= La Ruta Moskitia Ecotourism Alliance =

The La Ruta Moskitia Ecotourism Alliance is a collection of six ecotourism enterprises which are owned and operated by local indigenous communities. The Alliance provides ecotourism products and services within the Rio Platano Biosphere Reserve in Honduras. The goal of the Alliance is to direct the financial benefits of sustainable tourism initiatives to local communities. Sustainable tourism practices can help prevent locals from overhunting, overfishing, and overusing the land in the bio reserve. The La Ruta Moskitia Ecotourism Alliance started with the support of Rare, the conservation and wildlife protection organization, as well as the United Nations.

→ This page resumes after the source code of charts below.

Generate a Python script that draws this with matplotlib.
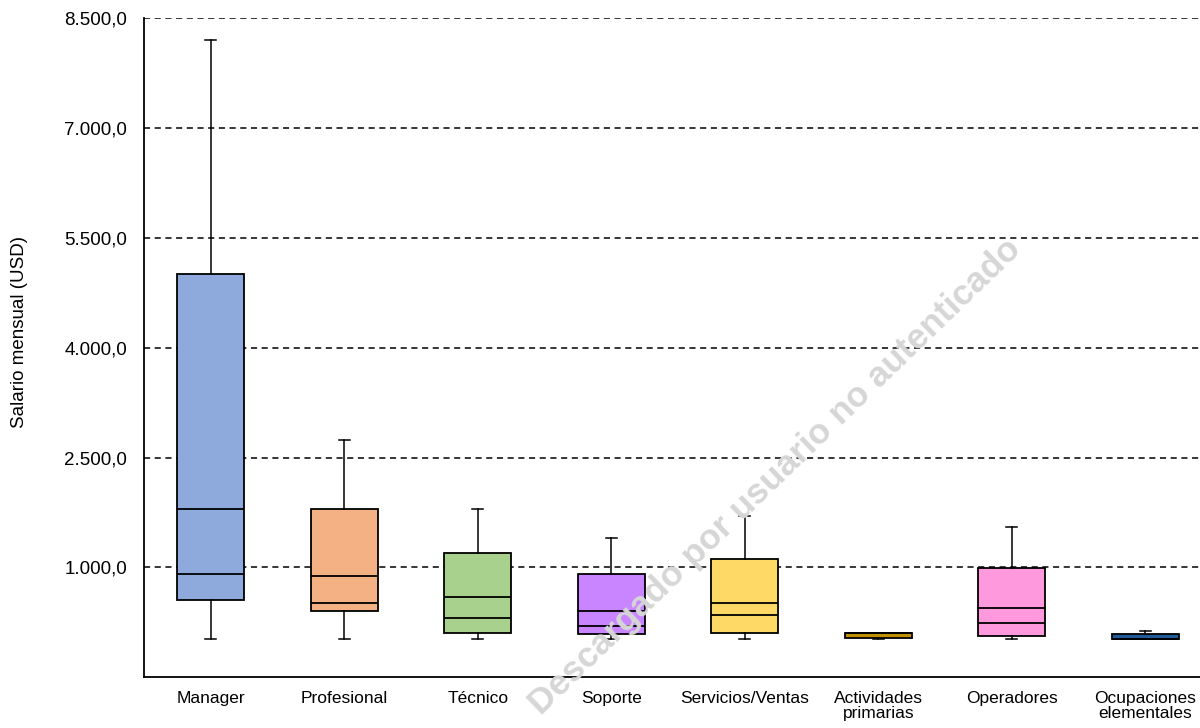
import matplotlib
matplotlib.use("Agg")
import matplotlib.pyplot as plt

plt.rcParams['font.family'] = ['Liberation Sans', 'DejaVu Sans']

categories = ["Manager", "Profesional", "Técnico", "Soporte", "Servicios/Ventas",
              "Actividades\nprimarias", "Operadores", "Ocupaciones\nelementales"]
minimo = [24, 24, 24, 24, 24, 24, 24, 20]
inferior = [559, 401, 110, 88, 110, 42, 65, 20]
linea_baja = [909, 514, 314, 205, 355, 100, 246, 25]
linea_alta = [1793, 886, 600, 401, 510, 105, 446, 30]
superior = [5005, 1793, 1199, 905, 1109, 110, 995, 92]
maximo = [8194, 2733, 1793, 1399, 1708, 110, 1548, 133]
colores = ["#8EA9DB", "#F4B183", "#A9D18E", "#C985FF", "#FFD966",
           "#C09000", "#FF99DD", "#1F5C99"]

yticks = [1000, 2500, 4000, 5500, 7000, 8500]

fig = plt.figure(figsize=(12, 7.28), dpi=100)
ax = fig.add_axes([0.12, 0.0696, 0.89, 0.9057])

for y in yticks:
    ax.axhline(y, color="black", lw=1.1, dashes=(4, 3), zorder=0)

stats = []
for i in range(len(categories)):
    stats.append({"whislo": minimo[i], "q1": inferior[i], "med": linea_alta[i],
                  "mean": linea_baja[i], "q3": superior[i], "whishi": maximo[i]})

bp = ax.bxp(stats, positions=range(len(categories)), widths=0.5, capwidths=0.08,
            patch_artist=True, showfliers=False, showmeans=True, meanline=True,
            boxprops=dict(edgecolor="black", linewidth=1.3),
            medianprops=dict(color="black", linewidth=1.3),
            meanprops=dict(color="black", linewidth=1.3, linestyle="-"),
            whiskerprops=dict(color="black", linewidth=1.1),
            capprops=dict(color="black", linewidth=1.1))
for patch, c in zip(bp["boxes"], colores):
    patch.set_facecolor(c)

ax.set_xlim(-0.5, len(categories) - 0.5)
ax.set_ylim(-500, 8500)
ax.set_yticks(yticks)
ax.set_yticklabels(["{:,.1f}".format(v).replace(",", "X").replace(".", ",").replace("X", ".")
                    for v in yticks])
ax.set_xticks(range(len(categories)))
ax.set_xticklabels(categories, fontsize=12.5, linespacing=1.0)
ax.tick_params(axis="y", length=0, pad=12, labelsize=13.5)
ax.tick_params(axis="x", length=0, pad=10)

ax.spines["top"].set_visible(False)
ax.spines["right"].set_visible(False)
ax.spines["left"].set_linewidth(1.3)
ax.spines["bottom"].set_linewidth(1.3)

fig.text(0.016, 1 - 332 / 728, "Salario mensual (USD)", rotation=90,
         fontsize=13.5, ha="center", va="center")

fig.text(0.646, 0.345, "Descargado por usuario no autenticado", rotation=44,
         fontsize=25.5, fontweight="bold", color="#D6D6D6", ha="center", va="center",
         zorder=10)

fig.savefig("out.png", dpi=100)
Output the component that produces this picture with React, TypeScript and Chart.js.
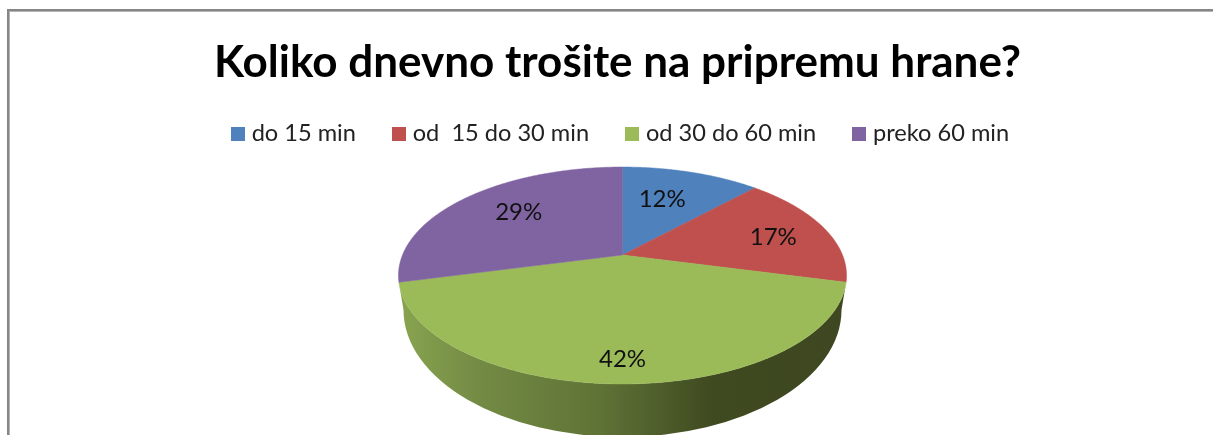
import React, { useEffect, useRef } from "react";
import { Chart, registerables } from "chart.js";

Chart.register(...registerables);

const titleText = "Koliko dnevno trošite na pripremu hrane?";
const categories = ["do 15 min", "od  15 do 30 min", "od 30 do 60 min", "preko 60 min"];
const shares = [12, 17, 42, 29];
const colours = ["#4f81bd", "#c0504d", "#9bbb59", "#8064a2"];

// Label placement inside the tilted disc (fraction of radius, degrees of shift).
const labelRadius = [0.63, 0.73, 0.84, 0.68];
const labelShift = [-3, 2.2, 0, 3.4];

// Tilted-disc projection
const CX = 622.5;
const CY = 255;
const AX = 220;
const BY = 104.6;
const PERSP = 0.189;
// Lower rim of the disc
const RIM = { cy: 310, rx: 219, ry: 127 };

const project = (a: number, r = 1): [number, number] => {
  const u = Math.cos(a) * r;
  const v = Math.sin(a) * r;
  const d = 1 - PERSP * v;
  return [CX + (AX * u) / d, CY + (BY * v) / d];
};

const swatch = (colour: string) => {
  const c = document.createElement("canvas");
  c.width = 14;
  c.height = 14;
  const g = c.getContext("2d")!;
  g.fillStyle = colour;
  g.fillRect(0, 0, 14, 14);
  return c;
};

const discPlugin = {
  id: "tiltedDisc",
  afterLayout(chart: any) {
    chart.legend.left += 5;
    chart.legend.right += 5;
  },
  beforeDraw(chart: any) {
    const { ctx, width, height } = chart;
    ctx.save();
    ctx.fillStyle = "#ffffff";
    ctx.fillRect(0, 0, width, height);
    ctx.fillStyle = "#868686";
    ctx.fillRect(7, 9, width - 7, 2);
    ctx.fillRect(7, 9, 2, height - 9);
    ctx.fillStyle = "#b4b4b4";
    ctx.fillRect(9, 11, width - 9, 1);
    ctx.fillRect(9, 11, 1, height - 11);
    ctx.restore();
  },
  beforeDatasetsDraw(chart: any) {
    const { ctx } = chart;
    const arcs = chart.getDatasetMeta(0).data;
    const step = Math.PI / 360;

    // Side wall below the front slice
    const front = arcs[2];
    const wall = ctx.createLinearGradient(CX - 223, 0, CX + 223, 0);
    wall.addColorStop(0, "#88a450");
    wall.addColorStop(0.18, "#738a44");
    wall.addColorStop(0.45, "#5f7336");
    wall.addColorStop(0.7, "#3f4a20");
    wall.addColorStop(1, "#3e4721");
    ctx.save();
    ctx.beginPath();
    for (let a = front.startAngle; a <= front.endAngle; a += step) {
      const [x, y] = project(a);
      ctx.lineTo(x, y);
    }
    ctx.ellipse(CX, RIM.cy, RIM.rx, RIM.ry, 0, Math.PI, 0, true);
    ctx.closePath();
    ctx.fillStyle = wall;
    ctx.fill();

    // Top faces
    arcs.forEach((arc: any, i: number) => {
      ctx.beginPath();
      ctx.moveTo(CX, CY);
      for (let a = arc.startAngle; a < arc.endAngle; a += step) {
        const [x, y] = project(a);
        ctx.lineTo(x, y);
      }
      const [ex, ey] = project(arc.endAngle);
      ctx.lineTo(ex, ey);
      ctx.closePath();
      ctx.fillStyle = colours[i];
      ctx.strokeStyle = colours[i];
      ctx.lineWidth = 0.5;
      ctx.fill();
      ctx.stroke();
    });

    // Percentage labels
    ctx.fillStyle = "#111111";
    ctx.font = "24px Lato";
    ctx.textAlign = "center";
    ctx.textBaseline = "middle";
    arcs.forEach((arc: any, i: number) => {
      const mid = (arc.startAngle + arc.endAngle) / 2 + (labelShift[i] * Math.PI) / 180;
      const [x, y] = project(mid, labelRadius[i]);
      ctx.fillText(`${shares[i]}%`, x, y);
    });
    ctx.restore();
    return false;
  },
};

export default function App() {
  const ref = useRef<HTMLCanvasElement>(null);
  useEffect(() => {
    const chart = new Chart(ref.current!, {
      type: "pie",
      data: {
        labels: categories,
        datasets: [{ data: shares, backgroundColor: colours, borderWidth: 0 }],
      },
      options: {
        animation: false,
        responsive: false,
        layout: { padding: { left: 22, top: 0, right: 0, bottom: 0 } },
        plugins: {
          title: {
            display: true,
            text: titleText,
            color: "#000000",
            font: { family: "Lato", size: 44, weight: "bold" },
            padding: { top: 36, bottom: -8 },
          },
          legend: {
            display: true,
            position: "top",
            labels: {
              usePointStyle: true,
              pointStyleWidth: 4,
              padding: 41,
              color: "#222222",
              font: { family: "Lato", size: 23.6 },
              generateLabels: () =>
                categories.map((text, i) => ({
                  text,
                  index: i,
                  fillStyle: colours[i],
                  strokeStyle: colours[i],
                  lineWidth: 0,
                  pointStyle: swatch(colours[i]),
                  fontColor: "#222222",
                })),
            },
          },
          tooltip: { enabled: false },
        },
      },
      plugins: [discPlugin],
    } as any);
    return () => chart.destroy();
  }, []);
  return (
    <div style={{ position: "fixed", left: 0, top: 0, width: 1213, height: 435, overflow: "hidden" }}>
      <canvas ref={ref} width={1213} height={435} style={{ display: "block", width: 1213, height: 435 }} />
    </div>
  );
}
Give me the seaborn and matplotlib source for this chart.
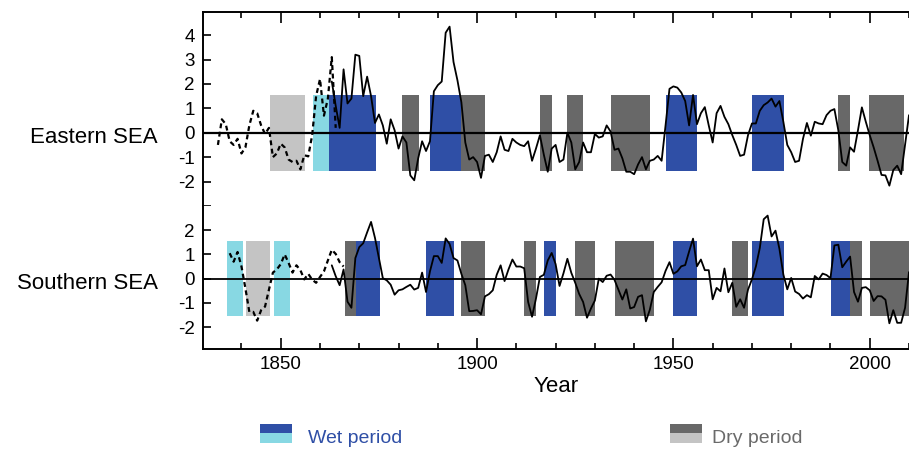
import numpy as np
import pandas as pd
import matplotlib
matplotlib.use("Agg")
import matplotlib.pyplot as plt
import seaborn as sns
from matplotlib.patches import Rectangle
from matplotlib.transforms import blended_transform_factory
from matplotlib.ticker import FixedLocator, FixedFormatter, MultipleLocator

# ---------------- data ----------------
east_dot_years = list(range(1834, 1865))
east_dot_vals = [-0.5, 0.55, 0.35, -0.35, -0.5, -0.25, -0.85, -0.6, 0.3, 0.9,
                 0.8, 0.3, -0.05, 0.2, -1.0, -0.85, -0.45, -0.6, -1.1, -1.2,
                 -1.15, -1.5, -0.92, -0.97, -0.1, 1.5, 2.2, 0.7, 1.4, 3.1, 0.2]

east_years = list(range(1863, 2011))
east_vals = [2.1, 1.1, 0.2, 2.6, 1.2, 1.4, 3.2,
             3.15, 1.5, 2.3, 1.5, 0.4, 0.75, 0.3, -0.45, 0.55, 0.1,
             -0.65, -0.15, -0.4, -1.75, -1.95, -1.05, -0.35, -0.75, -0.35, 1.7,
             1.95, 2.1, 4.1, 4.35, 2.9, 2.15, 1.25, -0.4, -1.1, -1.0,
             -1.2, -1.85, -0.95, -0.9, -1.2, -0.8, -0.15, -0.7, -0.75, -0.25,
             -0.4, -0.5, -0.55, -0.35, -1.15, -0.65, -0.1, -0.9, -1.6, -0.65,
             -0.5, -1.2, -1.1, 0.0, -0.4, -1.5, -1.2, -0.4, -0.8, -0.8,
             -0.05, -0.2, -0.15, 0.3, 0.05, -0.7, -0.65, -1.05, -1.6, -1.6,
             -1.7, -1.3, -1.0, -1.5, -1.15, -1.1, -0.95, -1.15, 0.3, 1.8,
             1.9, 1.85, 1.65, 1.3, 0.3, 1.55, 0.35, 0.8, 1.05, 0.3,
             -0.4, 0.8, 1.1, 0.65, 0.35, -0.1, -0.5, -0.95, -0.9, -0.1,
             0.38, 0.38, 0.9, 1.13, 1.24, 1.4, 1.07, 1.3, 0.45, -0.5,
             -0.8, -1.2, -1.15, -0.25, 0.4, -0.12, 0.45, 0.38, 0.35, 0.72,
             0.9, 0.97, 0.1, -1.2, -1.35, -0.6, -0.78, 0.1, 1.04, 0.45,
             -0.1, -0.6, -1.15, -1.73, -1.75, -2.17, -1.53, -1.35, -1.7, -0.5, 0.72]

south_dot_years = list(range(1837, 1867))
south_dot_vals = [1.05, 0.7, 1.1, 0.5, -0.4, -1.37, -1.37, -1.73, -1.3, -1.15,
                  -0.45, 0.25, 0.38, 0.6, 1.0, 0.65, 0.25, 0.55, 0.35, -0.03,
                  0.2, -0.04, -0.17, 0.07, 0.3, 0.75, 1.19, 1.02, 0.68, 0.5]

south_years = list(range(1863, 2011))
south_vals = [0.55, 0.1, -0.27, 0.38, -0.95, -1.2, 0.85,
              1.3, 1.46, 1.91, 2.34, 1.68, 0.85, 0.02, -0.07, -0.25, -0.66,
              -0.48, -0.44, -0.34, -0.25, -0.45, -0.38, 0.25, -0.55, 0.3, 0.93,
              0.93, 0.65, 1.66, 1.43, 0.85, 0.75, 0.2, -0.27, -1.34, -1.33,
              -1.3, -1.47, -0.73, -0.64, -0.48, 0.16, 0.55, -0.1, 0.38, 0.79,
              0.5, 0.5, 0.43, -0.96, -1.57, -0.82, 0.07, 0.16, 0.75, 1.06,
              0.6, -0.3, 0.22, 0.82, 0.24, -0.17, -0.63, -0.96, -1.61, -1.23,
              -0.9, 0.0, -0.14, 0.12, 0.17, -0.05, -0.45, -0.86, -0.44, -1.23,
              -1.17, -0.75, -0.68, -1.76, -1.28, -0.55, -0.34, -0.15, 0.32, 0.68,
              0.2, 0.3, 0.51, 0.56, 1.12, 1.65, 0.51, 0.79, 0.35, 0.35,
              -0.85, -0.38, -0.52, 0.42, -0.56, -0.17, -1.16, -0.85, -1.2, -0.45,
              -0.03, 0.5, 1.26, 2.45, 2.6, 1.74, 1.98, 1.23, 0.17, -0.44,
              0.03, -0.53, -0.63, -0.82, -0.68, -0.77, 0.11, -0.03, 0.21, 0.15,
              0.02, 1.37, 1.4, 0.47, 0.7, 0.91, -0.55, -0.95, -0.38, -0.35,
              -0.48, -0.92, -0.72, -0.73, -0.87, -1.84, -1.3, -1.82, -1.82, -1.2, 0.27]

# periods (start, end) in years
east_wet_dark = [(1862.2, 1874.2), (1888.1, 1896.0), (1948.1, 1956.0), (1970.0, 1978.1)]
east_wet_light = [(1858.1, 1862.2)]
east_dry_dark = [(1881.0, 1885.1), (1896.0, 1902.1), (1916.0, 1919.2), (1923.0, 1927.0),
                 (1934.2, 1944.1), (1991.9, 1995.0), (1999.9, 2008.8)]
east_dry_light = [(1847.2, 1856.1)]

south_wet_dark = [(1869.1, 1875.2), (1887.1, 1894.2), (1917.1, 1920.1), (1950.0, 1956.1),
                  (1970.0, 1978.1), (1990.1, 1995.0)]
south_wet_light = [(1836.3, 1840.3), (1848.2, 1852.3)]
south_dry_dark = [(1866.3, 1869.1), (1896.0, 1902.1), (1912.0, 1915.1), (1925.0, 1930.1),
                  (1935.2, 1945.1), (1965.0, 1969.0), (1995.0, 1998.0), (2000.0, 2010.5)]
south_dry_light = [(1841.1, 1847.2)]

region_labels = ["Eastern SEA", "Southern SEA"]
legend_labels = ["Wet period", "Dry period"]
x_major = [1850, 1900, 1950, 2000]
east_yticks = [-3, -2, -1, 0, 1, 2, 3, 4]
east_ylabels = ["", "-2", "-1", "0", "1", "2", "3", "4"]
south_yticks = [-2, -1, 0, 1, 2]
south_ylabels = ["-2", "-1", "0", "1", "2"]

# ---------------- style ----------------
WET_DARK = "#2f4fa6"
WET_LIGHT = "#88d8e3"
DRY_DARK = "#686868"
DRY_LIGHT = "#c4c4c4"
BAR_LO, BAR_HI = -1.56, 1.54

sns.set_style("ticks")
plt.rcParams["font.family"] = ["Liberation Sans", "DejaVu Sans"]
plt.rcParams.update({"text.color": "black", "axes.edgecolor": "black",
                     "axes.labelcolor": "black", "xtick.color": "black",
                     "ytick.color": "black"})

fig = plt.figure(figsize=(9.09, 4.49), dpi=100)
L = 203 / 909
top_edge = 1 - 12 / 449
mid_edge = 1 - 205.9 / 449
bot_edge = 1 - 349 / 449
ax1 = fig.add_axes([L, mid_edge, 1 - L, top_edge - mid_edge])
ax2 = fig.add_axes([L, bot_edge, 1 - L, mid_edge - bot_edge])


def draw_periods(ax, periods, color):
    starts = [a for a, b in periods]
    widths = [b - a for a, b in periods]
    ax.bar(starts, [BAR_HI - BAR_LO] * len(starts), width=widths, bottom=BAR_LO,
           align="edge", color=color, linewidth=0, zorder=1)


for ax, sets in [(ax1, [(east_wet_dark, WET_DARK), (east_wet_light, WET_LIGHT),
                        (east_dry_dark, DRY_DARK), (east_dry_light, DRY_LIGHT)]),
                 (ax2, [(south_wet_dark, WET_DARK), (south_wet_light, WET_LIGHT),
                        (south_dry_dark, DRY_DARK), (south_dry_light, DRY_LIGHT)])]:
    for per, col in sets:
        draw_periods(ax, per, col)

ax1.axhline(0, color="black", lw=1.6, zorder=2)
ax2.axhline(0, color="black", lw=1.3, zorder=2)

sns.lineplot(x=east_dot_years, y=east_dot_vals, ax=ax1, color="black", linewidth=1.6,
             linestyle=(0, (2.2, 1.6)), estimator=None, sort=False, zorder=3)
sns.lineplot(x=east_years, y=east_vals, ax=ax1, color="black", linewidth=1.3,
             estimator=None, sort=False, zorder=3)
sns.lineplot(x=south_dot_years, y=south_dot_vals, ax=ax2, color="black", linewidth=1.6,
             linestyle=(0, (2.2, 1.6)), estimator=None, sort=False, zorder=3)
sns.lineplot(x=south_years, y=south_vals, ax=ax2, color="black", linewidth=1.3,
             estimator=None, sort=False, zorder=3)

for ax in (ax1, ax2):
    ax.set_xlim(1830.2, 2010)
    ax.spines["right"].set_visible(False)
    for s in ("left", "top", "bottom"):
        ax.spines[s].set_linewidth(1.4)
        ax.spines[s].set_color("black")
    ax.set_ylabel("")
    ax.xaxis.set_major_locator(FixedLocator(x_major))
    ax.xaxis.set_minor_locator(MultipleLocator(10))

ax1.set_ylim(-3, 4.95)
ax2.set_ylim(-2.9, 3)
ax1.spines["bottom"].set_visible(False)
ax2.spines["top"].set_visible(False)

ax1.yaxis.set_major_locator(FixedLocator(east_yticks))
ax1.yaxis.set_major_formatter(FixedFormatter(east_ylabels))
ax2.yaxis.set_major_locator(FixedLocator(south_yticks))
ax2.yaxis.set_major_formatter(FixedFormatter(south_ylabels))
for ax in (ax1, ax2):
    ax.tick_params(axis="y", direction="in", length=6, width=1.2, labelsize=13.5, pad=6,
                   colors="black")

ax1.tick_params(axis="x", which="both", direction="in", top=True, bottom=False,
                labeltop=False, labelbottom=False, width=1.2, colors="black")
ax1.tick_params(axis="x", which="major", length=8)
ax1.tick_params(axis="x", which="minor", length=4)
ax2.tick_params(axis="x", which="both", direction="in", top=False, bottom=True,
                labelbottom=True, width=1.2, labelsize=13.5, pad=5, colors="black")
ax2.tick_params(axis="x", which="major", length=8)
ax2.tick_params(axis="x", which="minor", length=4)
ax2.set_xlabel("Year", fontsize=16, labelpad=2, color="black")
ax1.set_xlabel("")

t1 = blended_transform_factory(fig.transFigure, ax1.transData)
t2 = blended_transform_factory(fig.transFigure, ax2.transData)
ax1.text(158 / 909, -0.2, region_labels[0], transform=t1, ha="right", va="center",
         fontsize=16, color="black")
ax2.text(158 / 909, -0.2, region_labels[1], transform=t2, ha="right", va="center",
         fontsize=16, color="black")

# legend
def legend_patch(x0, dark, light):
    w = 32 / 909
    y_top = 1 - 424 / 449
    y_mid = 1 - 433 / 449
    y_bot = 1 - 443 / 449
    fig.add_artist(Rectangle((x0, y_mid), w, y_top - y_mid, transform=fig.transFigure,
                             facecolor=dark, edgecolor="none"))
    fig.add_artist(Rectangle((x0, y_bot), w, y_mid - y_bot, transform=fig.transFigure,
                             facecolor=light, edgecolor="none"))

legend_patch(260 / 909, WET_DARK, WET_LIGHT)
legend_patch(670 / 909, DRY_DARK, DRY_LIGHT)
fig.text(308 / 909, 1 - 443 / 449, legend_labels[0], color=WET_DARK, fontsize=14, va="baseline")
fig.text(712 / 909, 1 - 443 / 449, legend_labels[1], color="#6a6a6a", fontsize=14, va="baseline")

fig.savefig("out.png", dpi=100)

While La Ruta Moskitia seems to have stopped functioning in 2012–2014, in late 2014, the community requested a grant from the United Nations to restart its activities.

== Accomplishments, awards, and recognition ==
The Rio Plátano Biosphere Reserve, which lies in the heart of La Moskitia, is a 2 e6acre UNESCO World Heritage Site. Through time the operations, products, and services from the Alliance have already injected more than $350,000 into the local communities, created 250 jobs, and supported 1500 immediate family members in the Reserve.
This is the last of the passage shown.